Family Reunion

Earlier this month Ali Hossain’s* wife and four children finally arrived safely in the UK, from their home country in the Middle East where war continues to rage.

For Ali, the wait had been long and anxious. Although he himself had been recognised by the UK government as a refugee in mid-2017, he next had to negotiate the complex legal process of applying for Family Reunion for his loved ones.
At the moment, a person with Refugee Status can apply to bring their closest relatives to join them in the UK but only if a set of stringent conditions are met.

The Government’s own internal guidance on assessing Family Reunion applications states that the difficulties of obtaining documentary evidence for someone fleeing war should be borne in mind. In actual fact however, applications are often rejected if the applicant cannot produce original documents such as marriage certificates, photographs, valid passports or Travel Documents, etc.

A further obstacle is the fact that only children aged under 18 are eligible to join a refugee parent overseas. In Ali’s case this meant facing the possibility that is wife and three youngest children could be granted visas for the UK, while his eldest son could be refused and left to live alone in a conflict zone.  Ali’s family had to make a dangerous journey cross-country in order to renew their expired passports before the application could be made. Ali and his wife had then to spend months amassing papers and photographs, as the situation outside their front door worsened.

Ali’s family were granted their visas and are now settling in to life in the North of England. Although his eldest son was not granted the same type of visa as his mother and siblings, he was allowed to come to the UK outside the Immigration Rules.
While Ali’s family are now safe, the families of many other refugees continue to live in situations of danger or conflict.

On 16th March 2018, a new proposed bill to allow child refugees to join their relatives in the UK passed its first reading in the House of Commons.
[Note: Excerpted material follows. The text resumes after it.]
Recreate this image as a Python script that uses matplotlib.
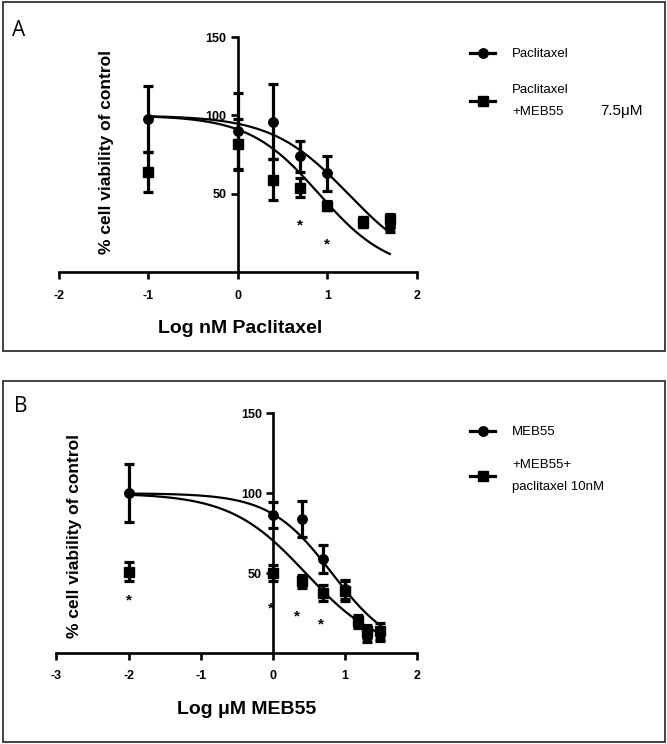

This would mean that in future, families like Ali’s would no longer face the prospect of having to leave a child aged over 18 behind.

It would also allow child refugees to apply for their parents and siblings to join them in the UK; something which at present is not possible.  Finally, it would allow refugees to claim Legal Aid to help pay the legal costs of preparing the Family Reunion application, rather than having to find the legal fees when they themselves are often on a low income.
We will continue to monitor the progress of the Bill with interest and hope that it opens the door to more refugees being able to be reunited with their loved ones.

*Names have been changed to protect our client’s identity.